Help Sheet for Curating System Gallery

MANNER OF FLYING was the first output of my PhD researching the social worlds and tacit forms of value generated within artist-run initiatives. The exhibition worked as a test-bed for developing a new practice which would bring the background work of artist-run spaces to the forefront. It marked a turning point with my thinking and as such I wanted to define parameters over what it is my practice. To aide me in this I produced a ‘help sheet’ of sorts which would act as a set of guidelines over how to curate the space going forward.

Help Sheet for Curating System   //    Daniel Goodman    //    09/09/2019

Both artists and curators work with space, materials and ideas to organise and make sense of our lives.
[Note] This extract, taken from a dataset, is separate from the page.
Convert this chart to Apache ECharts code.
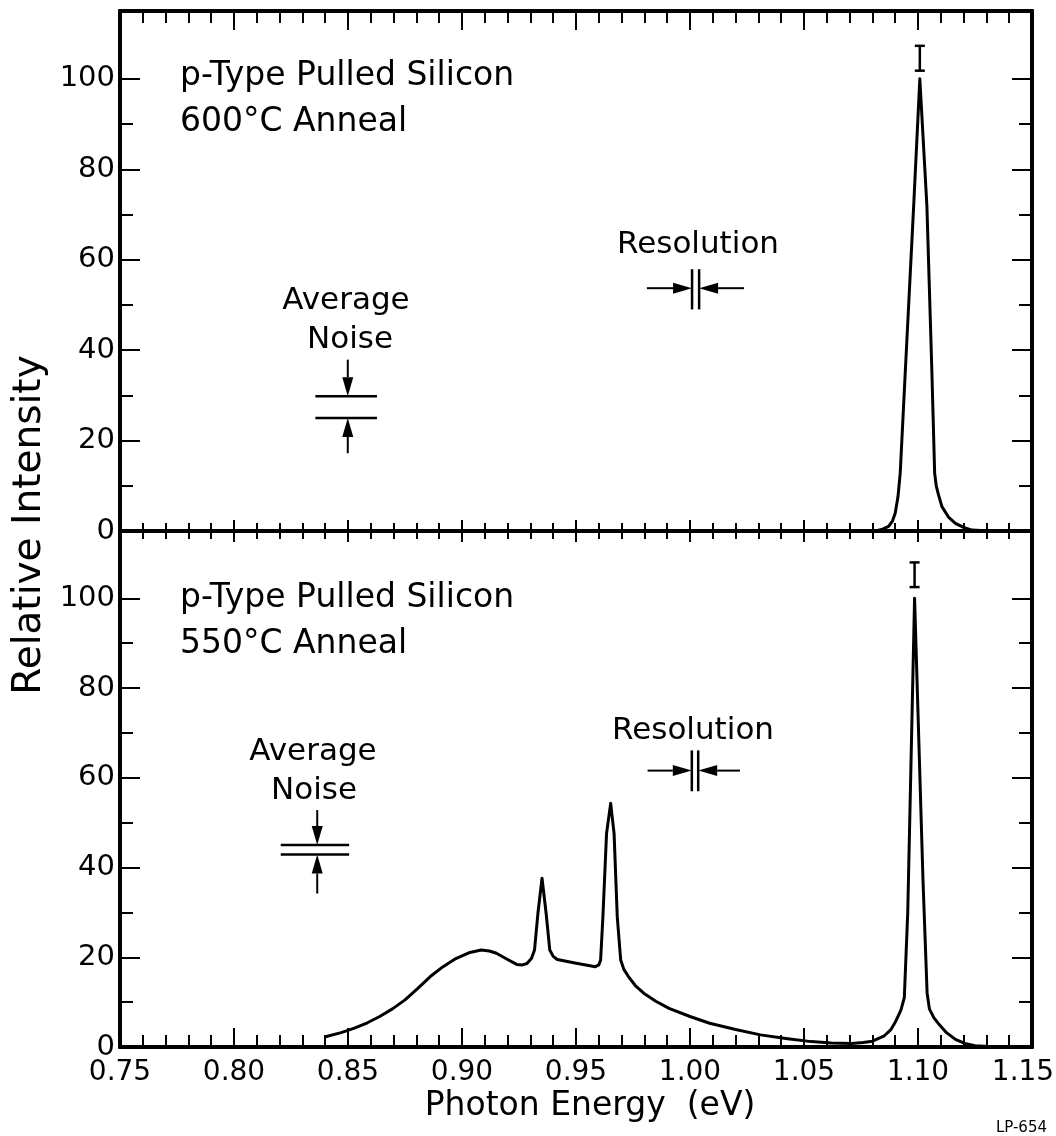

Often this is done in various intangible ways.

It doesn’t matter if you are fully committed to the previous statement.

Sometimes your role within a project will be more pronounced. Sometimes it will be more supportive. Either way, trying to define what is an artist or a curator is boring.

Many artists will want to present work in a way which denies its context and they will instinctively need there to be clear defined boundaries between what is and isn’t art.

For you the physical space of the gallery is integral to your practice and is part of the work.

Your practice is a socio-political one. The things that you make are interpretive tools to make the socio-spatial conditions that you work with/within more pronounced. These interpretive tools are secondary to the socio-spatial context that you work with/within and create.

This is your medium.

You are interested in space and place.

Space is how things are placed in relation to another. It’s about boundaries and links. You can utilise it to ‘map’ things out, including relations between people and ideas.

Place is different to space, though it does involve space. As Doreen Massey states, places are “…articulated moments in networks of social relations and understandings.”[1]

You will create space/s which act against the work in order to draw attention to the socio-spatial conditions in which it is produced and displayed.  Through this you will gain insight into how space/s can constrain and enable the giving and receiving of care, support, and belonging.

You must simultaneously create places which work for the artist through fostering a sense of community, co-support, and self-definition as an artist/curator/person.

[1] Massey, D. (1991) ‘A global sense of place’, Marxism Today, pp. 24-29.